Rocky Mountain High.

It doesn't happen often here but lately I can't help it.  I feel restless, like a prairie wind through the grass, whipping this way and that, gaining speed, momentum, over the flattened land. I find I long for cerulean skies and golden fields and the long straight black strip of road that connects it all. My foot aches for the accelerator and endless miles, my hair to be whipped back, my skin to be touched by sun I haven't seen in days. A warmth that is generated not just from above but also radiated from the fertile soil beneath. I miss home. A prairie girl at heart and always I have done a decent job of appreciating what I've got (which is so much) and trying to let go of the past (which can be so rich). There are just days, muscle memory and migration, when my joints move to draw me home. This cold, grey, city where people have to compete, tooth and nail, for each spec of land, for each dollar earned, for every job, for every spot on the bus or in traffic. It is understandable with this that people here don't make friends easily, don't trust, smile at others, extend a hand, move out of the way for others. People don't say please or thank you. It is understandable when I can imagine each individual is just that, someone who is in perpetual competition, everyone has to be out for themselves. I try to break this habit, smile at strangers, hold doors, thank people, I try to give a little so people might be reminded what that feels like. But that's where I come from. I am so incredibly fortunate to come from the province of plenty, where jobs are abundant, gas is cheap, homes affordable, roads are wide, the city is built for escape instead of containment. Somedays it just gets to me. Somedays when the city is too aloof and the pull of wheat fields, foot hills, and rocky mountains gets too strong. Well, those are days like today.


Thursday, June 21, 2012

Look for the second right answer.

"Look for the second right answer." I have come across this phrase a number of times in the last few months and for what ever reason it has stuck. The best thing may not be what you always thought it was, it may be what you get when your are not looking or when you are forced to think differently, live differently, when you are far outside your comfort zone. That is usually where greatness happens with me. The second right answer was the moment I quit the job at the company I thought I would work at forever and had to decided right then and there what my alternate universe could look like. It was many other interesting and amazing decisions I have made since. I love the second right answer because though it is often drastically different than the first right answer it is also usually the source of so much more adventure, personal growth, and snort-through-your-nose laughter. 

Wednesday, June 20, 2012

Competency is Sexy.

Change. It is perpetual. It is everything we do. Constant flux. I find this somewhat unnerving still, even after all these years of training myself to go with the flow, to be open to new opportunities, to see change as just another wonderful possibility. In three weeks I have gone from jeans, Toms, and hoodies to heels, dress pants, and when I remember, blazers. I have traded in class schedules and group meetings for databases and client meetings. I have traded lunch on my lap in a breakout room to .... well lunch on my lap outside. To say the first couple days in the life of a corporate intern were exhausting would be an understatement. For my sponge like brain and eagerness to please it was exciting to the point where I wore my self out by about 3pm only to be at my desk until 5:30. Today I felt like I hit my stride a little. The processes and nuances are becoming more clear and intuitive and the intelligence, kindness, and sense of humour of my coworkers continues to exceed my very high expectations. My take away from all this is not that change is good or bad it is simply this: There is a very high likelihood that each time we try, every time we grow, every subtle change makes us better. It is my experience, recent and otherwise, that we do not get worse at things (ok maybe athletics and my ability to not be hungover) but improve and grow as we build on previous moments. Every experience builds competency, and as a dear friend of mine once told me "Competency is sexy".

Monday, June 11, 2012

Big Dreams.

Every time it happens it's different. Comes from a different left field, hits in a different part of the chest, feels like a different ton of bricks. Sometimes I am full of words and can't keep them inside but this time, like some other times, I am at a loss.

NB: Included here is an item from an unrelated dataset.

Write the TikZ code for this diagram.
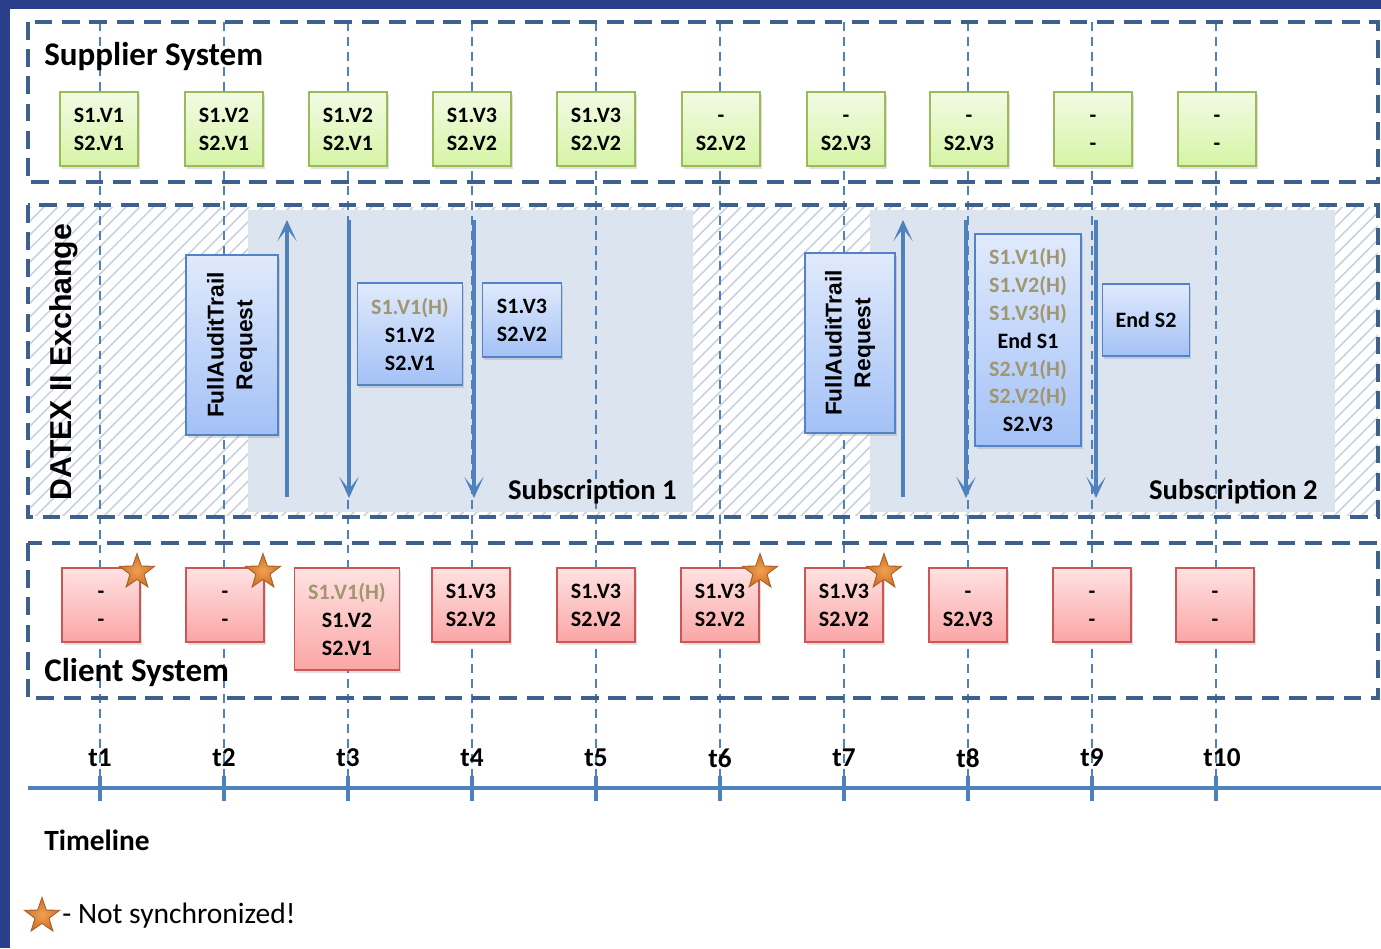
\documentclass[tikz,border=0pt]{standalone}
\usepackage{fontspec}
\setmainfont{Carlito}
\newfontfamily\arialfont{Liberation Sans}
\usepackage{xcolor}
\usepackage{tikz}
\usetikzlibrary{arrows.meta,positioning,shapes.geometric,patterns.meta,shadows}

\definecolor{pageblue}{RGB}{43,62,140}
\definecolor{groupblue}{RGB}{62,96,140}
\definecolor{lineblue}{RGB}{79,129,189}
\definecolor{hatchgray}{RGB}{200,209,224}
\definecolor{subshade}{RGB}{220,228,239}
\definecolor{histtext}{RGB}{160,150,112}
\definecolor{suppborder}{RGB}{155,187,89}
\definecolor{supptop}{RGB}{242,251,228}
\definecolor{suppbottom}{RGB}{214,244,166}
\definecolor{clientborder}{RGB}{204,86,84}
\definecolor{clienttop}{RGB}{255,226,226}
\definecolor{clientbottom}{RGB}{250,166,165}
\definecolor{msgborder}{RGB}{84,130,200}
\definecolor{msgtop}{RGB}{224,234,252}
\definecolor{msgbottom}{RGB}{163,193,246}
\definecolor{starlight}{RGB}{240,160,80}
\definecolor{stardark}{RGB}{205,112,42}
\definecolor{staredge}{RGB}{165,95,40}

\newcommand{\hist}[1]{\textcolor{histtext}{#1}}
\newcommand{\nostate}{\vphantom{S}-}

\begin{document}
\begin{tikzpicture}[x=0.02cm, y=-0.02cm,
    every node/.style={inner sep=0pt},
    groupframe/.style={draw=groupblue, line width=2.3pt, dash pattern=on 10pt off 5.5pt},
    timeguide/.style={draw=lineblue, line width=0.8pt, dash pattern=on 5pt off 3.5pt},
    timeaxis/.style={draw=lineblue, line width=2pt},
    msgflow/.style={draw=lineblue, line width=2pt, -{Stealth[length=12pt,width=11pt,inset=7pt]}},
    statebox/.style={rectangle, line width=1.1pt, align=center, minimum width=1.56cm, minimum height=1.48cm,
        font=\bfseries\fontsize{12.5}{15.9}\selectfont,
        drop shadow={shadow xshift=1pt, shadow yshift=-1.5pt, opacity=0.25}},
    suppbox/.style={statebox, draw=suppborder, top color=supptop, bottom color=suppbottom},
    clientbox/.style={statebox, draw=clientborder, top color=clienttop, bottom color=clientbottom},
    msgbox/.style={statebox, draw=msgborder, top color=msgtop, bottom color=msgbottom},
    notsync/.style={star, star points=5, star point ratio=2.5, minimum size=0.74cm, draw=staredge, line width=0.5pt, inner color=starlight, outer color=stardark},
    grouptitle/.style={anchor=west, font=\bfseries\fontsize{18.8}{22}\selectfont},
    tlabel/.style={font=\bfseries\fontsize{15.5}{18}\selectfont}]
    \useasboundingbox (0,0) rectangle (1381,948);
    \fill[pageblue] (0,0) rectangle (1381,948);
    \fill[white] (10,9) rectangle (1381,948);

    % exchange area: hatching and the two subscriptions
    \fill[pattern={Lines[angle=45,distance=5.5pt,line width=0.9pt]}, pattern color=hatchgray] (30,207) rectangle (1378,515);
    \fill[subshade] (248,210) rectangle (693,512);
    \fill[subshade] (870,210) rectangle (1335,512);

    % time guides
    \draw[timeguide] (100,22) -- (100,788);
    \draw[timeguide] (224,22) -- (224,788);
    \draw[timeguide] (348,22) -- (348,788);
    \draw[timeguide] (472,22) -- (472,788);
    \draw[timeguide] (596,22) -- (596,788);
    \draw[timeguide] (720,22) -- (720,788);
    \draw[timeguide] (844,22) -- (844,788);
    \draw[timeguide] (968,22) -- (968,788);
    \draw[timeguide] (1092,22) -- (1092,788);
    \draw[timeguide] (1216,22) -- (1216,788);

    \draw[groupframe] (28,22) rectangle (1378,182);
    \draw[groupframe] (28,205) rectangle (1378,517);
    \draw[groupframe] (28,543) rectangle (1378,698);

    \node[grouptitle] (supplier) at (44,57) {Supplier System};
    \node[grouptitle] (client) at (44,672) {Client System};
    \node[rotate=90, font=\arialfont\bfseries\fontsize{17.2}{20}\selectfont] (datex) at (64,362) {DATEX II Exchange};
    \node[anchor=east, font=\bfseries\fontsize{16.3}{19}\selectfont] (sub1) at (677,492) {Subscription 1};
    \node[anchor=east, font=\bfseries\fontsize{16.3}{19}\selectfont] (sub2) at (1318,492) {Subscription 2};

    % supplier states
    \node[suppbox] (s1) at (99,129) {S1.V1\\S2.V1};
    \node[suppbox] (s2) at (224,129) {S1.V2\\S2.V1};
    \node[suppbox] (s3) at (348,129) {S1.V2\\S2.V1};
    \node[suppbox] (s4) at (472,129) {S1.V3\\S2.V2};
    \node[suppbox] (s5) at (596,129) {S1.V3\\S2.V2};
    \node[suppbox] (s6) at (721,129) {\nostate\\S2.V2};
    \node[suppbox] (s7) at (846,129) {\nostate\\S2.V3};
    \node[suppbox] (s8) at (969,129) {\nostate\\S2.V3};
    \node[suppbox] (s9) at (1093,129) {\nostate\\\nostate};
    \node[suppbox] (s10) at (1217,129) {\nostate\\\nostate};

    % exchanged messages
    \coordinate (req1a) at (287,497);
    \coordinate (req1b) at (287,220);
    \coordinate (ans1a) at (349,220);
    \coordinate (ans1b) at (349,498);
    \coordinate (ans2a) at (474,220);
    \coordinate (ans2b) at (474,498);
    \coordinate (req2a) at (903,497);
    \coordinate (req2b) at (903,220);
    \coordinate (ans3a) at (966,220);
    \coordinate (ans3b) at (966,498);
    \coordinate (ans4a) at (1096,220);
    \coordinate (ans4b) at (1096,498);
    \draw[msgflow] (req1a) -- (req1b);
    \draw[msgflow] (ans1a) -- (ans1b);
    \draw[msgflow] (ans2a) -- (ans2b);
    \draw[msgflow] (req2a) -- (req2b);
    \draw[msgflow] (ans3a) -- (ans3b);
    \draw[msgflow] (ans4a) -- (ans4b);

    \node[msgbox, minimum width=1.84cm, minimum height=3.6cm] (fat1) at (232,345) {};
    \node[rotate=90, align=center, font=\arialfont\bfseries\fontsize{13}{16.4}\selectfont] (fat1text) at (fat1.center) {FullAuditTrail\\Request};
    \node[msgbox, minimum width=2.1cm, minimum height=2.04cm] (m1) at (410,334) {\hist{S1.V1(H)}\\S1.V2\\S2.V1};
    \node[msgbox, minimum width=1.58cm, minimum height=1.48cm] (m2) at (522,320) {S1.V3\\S2.V2};
    \node[msgbox, minimum width=1.8cm, minimum height=3.6cm] (fat2) at (850,343) {};
    \node[rotate=90, align=center, font=\arialfont\bfseries\fontsize{13}{16.4}\selectfont] (fat2text) at (fat2.center) {FullAuditTrail\\Request};
    \node[msgbox, minimum width=2.12cm, minimum height=4.24cm] (m3) at (1028,340) {\hist{S1.V1(H)}\\\hist{S1.V2(H)}\\\hist{S1.V3(H)}\\End S1\\\hist{S2.V1(H)}\\\hist{S2.V2(H)}\\S2.V3};
    \node[msgbox, minimum width=1.74cm, minimum height=1.44cm] (m4) at (1146,320) {End S2};

    % client states
    \node[clientbox] (c1) at (101,605) {\nostate\\\nostate};
    \node[clientbox] (c2) at (225,605) {\nostate\\\nostate};
    \node[clientbox, minimum width=2.1cm, minimum height=2.04cm] (c3) at (347,619) {\hist{S1.V1(H)}\\S1.V2\\S2.V1};
    \node[clientbox] (c4) at (471,605) {S1.V3\\S2.V2};
    \node[clientbox] (c5) at (596,605) {S1.V3\\S2.V2};
    \node[clientbox] (c6) at (720,605) {S1.V3\\S2.V2};
    \node[clientbox] (c7) at (844,605) {S1.V3\\S2.V2};
    \node[clientbox] (c8) at (968,605) {\nostate\\S2.V3};
    \node[clientbox] (c9) at (1092,605) {\nostate\\\nostate};
    \node[clientbox] (c10) at (1215,605) {\nostate\\\nostate};

    \node[notsync] (star1) at (137,572) {};
    \node[notsync] (star2) at (263,572) {};
    \node[notsync] (star6) at (760,572) {};
    \node[notsync] (star7) at (884,572) {};

    % timeline
    \draw[timeaxis] (28,788) -- (1381,788);
    \draw[timeaxis] (100,776) -- (100,801) (224,776) -- (224,801) (348,776) -- (348,801)
        (472,776) -- (472,801) (596,776) -- (596,801) (720,776) -- (720,801) (844,776) -- (844,801)
        (968,776) -- (968,801) (1092,776) -- (1092,801) (1216,776) -- (1216,801);
    \node[tlabel] (t1) at (100,758) {t1};
    \node[tlabel] (t2) at (224,758) {t2};
    \node[tlabel] (t3) at (348,758) {t3};
    \node[tlabel] (t4) at (472,758) {t4};
    \node[tlabel] (t5) at (596,758) {t5};
    \node[tlabel] (t6) at (720,758) {t6};
    \node[tlabel] (t7) at (844,758) {t7};
    \node[tlabel] (t8) at (968,758) {t8};
    \node[tlabel] (t9) at (1092,758) {t9};
    \node[tlabel] (t10) at (1222,758) {t10};
    \node[anchor=west, font=\bfseries\fontsize{16.7}{20}\selectfont] (timeline) at (44,840) {Timeline};

    % legend
    \node[notsync] (legstar) at (42,916) {};
    \node[anchor=west, font=\fontsize{16.8}{20}\selectfont] (legtext) at (62,916) {- Not synchronized!};
\end{tikzpicture}
\end{document}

Young life taken is never easy to understand and the more often it happens the more confusing it gets. The first time it is all new and wild and the hurt is deep. Each time after there are other questions. Other hurts. This time I sit and wonder, not yet on the brink of tears but numbed by the news, what is the lesson from this? Did we need another reminder of the fragility of life? Of the constant presence of mortally? Did we need a reason to tell those around us we love them, just because we do, or can we learn to do what makes us happy now instead of putting it off?

I am not sure those are even the right questions. I think all I can, all any of us can do, in these moments is be sad if and when we need to and to try to remember fondly the good times we had with those we lost. That and listen to some country songs and have a drink in their honour.